Improved child rearing and child care became public concerns. By the 1920s in anglophone Canada (perhaps a little later in francophone Canada) new social policies and programs had been created for children. Social activists tried first to bolster families who were already doing a reasonable job of raising their youngsters. In their public health work they tried to increase the chances of survival of all children. They strove for an educational system which, in addition to teaching the traditional three Rs, would also prepare girls to be better housekeepers and mothers, and boys to be sober, honest, well-trained and industrious breadwinners and fathers. Reformers tried to improve the physical and social environment of homes and schools; they set aside and began to supervise playing-fields and parks, and supported such new organizations as the Boy SCOUTS and GIRL GUIDES.

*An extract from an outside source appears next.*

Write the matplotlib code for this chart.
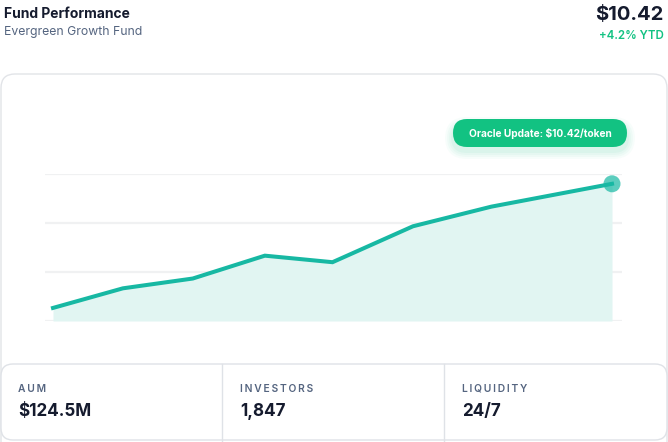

The social reformers also tried to help children and families with special problems. So that reluctant families and young people would take advantage of the school system, they pressed for the regulation of CHILD LABOUR, compulsory school attendance and the appointment of truant officers. To prevent families from breaking up as a result of the death or incapacitation of the father, they campaigned for workers' compensation and mothers' pensions. Factory Acts and antisweating legislation were introduced to protect the health of working-class mothers and their children, and a few DAY CARE operations were started. At some schools milk or hot lunches were provided, and "fresh air" funds were begun to take poor children and their parents out of their environment once a year.

Social reformers also tried new ways to salvage youngsters whose families would not or could not rear them. They began to question the merits of children staying for long periods of time in the institutions built in the 19th century. Canadians gradually ended the grim practice of "baby farming." They began ADOPTION services to place illegitimate babies in family homes rather than in foundling institutions and to legitimize children whose parents subsequently married. Socially conscious legislators shifted the care of vagrant, orphaned, neglected, dependent, "incorrigible" and delinquent children from institutions to families (see JUVENILE DELINQUENCY). They passed the Federal Juvenile Delinquents Act and set up a system of juvenile courts, detention homes, and probation officers to deflect youthful delinquents from crime. Between the 1920s and the 1970s, Canadians strove to put all of these programs into effect and to bring them to bear on the lives of all children in the country.